Association of Directors of Adult Social Services (ADASS) president Glen Garrod said it was positive there was more money for social care and the DFG. However, he expressed disappointment at the lack of ring-fenced money for adults’ services, which he said meant the needs of adult service users would be pitted against those of children and other council departments.

‘Invidious situation’

“It would seem that the era of austerity is, indeed, not at an end for older and disabled people,” said Garrod, in an echo of Hammond’s claim that the Budget signalled the end of austerity.

“The detail in the Budget creates an invidious situation affecting older and disabled people locally. Their needs will be competing with those of different council departments, projected overspends, dwindling or exhausted reserves, supporting NHS needs and the needs of children and young people.”

“We must have a long-term funding solution for adult social care and the government must bring these forward in the green paper urgently.”

Green paper due shortly

Hammond said the funding was designed to relieve current pressures and that longer-term funding decisions would be made in next Spring’s spending review, which will set public spending limits for the years beyond 2020. This would follow the long-anticipated social care green paper, which Hammond said the government would publish shortly. He said it would “set out the choices, some of them difficult for making our social care system sustainable into the future”.

King’s Fund director of policy Richard Murray stressed the importance of finding a long-term solution to social care pressures.

“The social care system cannot continue to get by on last-minute, piecemeal funding announcements,” he said. “Adult social care in England needs at least £1.5bn more per year simply to cope with demand, meaning that the funding announced today – which will also need to cover children’s social care – falls far short.

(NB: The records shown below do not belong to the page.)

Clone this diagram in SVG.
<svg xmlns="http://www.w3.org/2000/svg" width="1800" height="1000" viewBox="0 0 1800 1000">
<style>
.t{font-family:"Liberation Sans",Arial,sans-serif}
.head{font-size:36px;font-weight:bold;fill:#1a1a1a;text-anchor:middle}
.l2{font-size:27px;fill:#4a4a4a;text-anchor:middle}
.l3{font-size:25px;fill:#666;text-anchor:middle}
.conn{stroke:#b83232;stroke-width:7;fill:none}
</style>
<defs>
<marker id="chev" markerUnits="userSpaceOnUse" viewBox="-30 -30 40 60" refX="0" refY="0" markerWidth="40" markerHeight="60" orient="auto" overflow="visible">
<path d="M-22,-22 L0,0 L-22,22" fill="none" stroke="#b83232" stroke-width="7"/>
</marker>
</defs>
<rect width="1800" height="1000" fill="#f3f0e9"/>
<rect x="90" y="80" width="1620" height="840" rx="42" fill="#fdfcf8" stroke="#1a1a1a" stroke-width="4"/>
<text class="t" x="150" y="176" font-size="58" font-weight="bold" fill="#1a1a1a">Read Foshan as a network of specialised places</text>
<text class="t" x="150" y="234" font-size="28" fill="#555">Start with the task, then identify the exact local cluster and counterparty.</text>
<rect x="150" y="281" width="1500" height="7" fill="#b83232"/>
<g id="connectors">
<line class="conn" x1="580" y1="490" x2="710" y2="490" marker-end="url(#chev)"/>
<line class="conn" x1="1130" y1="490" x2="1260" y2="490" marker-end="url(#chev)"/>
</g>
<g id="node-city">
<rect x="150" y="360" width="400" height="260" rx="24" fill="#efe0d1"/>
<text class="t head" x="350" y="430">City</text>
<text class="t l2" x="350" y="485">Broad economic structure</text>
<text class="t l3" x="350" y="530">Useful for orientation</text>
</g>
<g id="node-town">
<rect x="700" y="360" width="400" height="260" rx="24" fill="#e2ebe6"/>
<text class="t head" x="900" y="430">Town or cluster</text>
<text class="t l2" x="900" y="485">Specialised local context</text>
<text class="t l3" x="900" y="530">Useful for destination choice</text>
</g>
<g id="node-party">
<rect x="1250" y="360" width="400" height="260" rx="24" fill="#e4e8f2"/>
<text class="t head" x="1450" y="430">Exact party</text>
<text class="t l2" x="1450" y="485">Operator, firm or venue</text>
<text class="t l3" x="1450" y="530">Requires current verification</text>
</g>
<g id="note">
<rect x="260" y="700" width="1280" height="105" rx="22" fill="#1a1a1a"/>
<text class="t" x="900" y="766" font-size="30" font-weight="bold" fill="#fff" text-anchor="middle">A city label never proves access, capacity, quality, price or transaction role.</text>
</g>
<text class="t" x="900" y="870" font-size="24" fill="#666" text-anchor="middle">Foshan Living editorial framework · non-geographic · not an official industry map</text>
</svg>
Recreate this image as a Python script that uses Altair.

“This highlights the need for a long-term plan for how social care will be funded and structured so that it can meet increasing demand. Successive governments have dodged tough decisions on social care and the forthcoming green paper must now ensure social care gets the long-term plan it so desperately needs.”

‘Missed opportunity’

The British Association of Social Workers (BASW) criticised the Budget as “another missed opportunity” to tackle the “crisis in children’s services”.

“As one of more than 120 organisations who had called for the chancellor put children at the heart of the budget, BASW are disappointed to see that yet again they have been forgotten,” said a BASW spokesperson.

BASW also criticised the level of funding provided for adult social care, saying it was “nowhere near solving the social care crisis”.

‘Small step’ on mental health

As had been trailed, the Budget also involved a series of commitments on mental health services, as part of the extra £20bn per year already pledged for the NHS by 2023.

The government promised to increase mental health spending as a share of NHS expenditure to fund comprehensive mental health support in every A&E; children’s and young people’s crisis teams in every part of the country; new crisis services; more mental health specialist ambulances, and 24/7 support for people with mental health problems through NHS 111.

However, Murray said the funding was insufficient on its own. “Years of underfunding have taken their toll and this is no more than a small step on the road to parity of esteem,” he said.

“Mental health services need more than money to meet demand. A chronic shortage of mental health staff means that, despite the new funding, the service won’t improve until the government and the NHS provide a plan to increase the workforce.”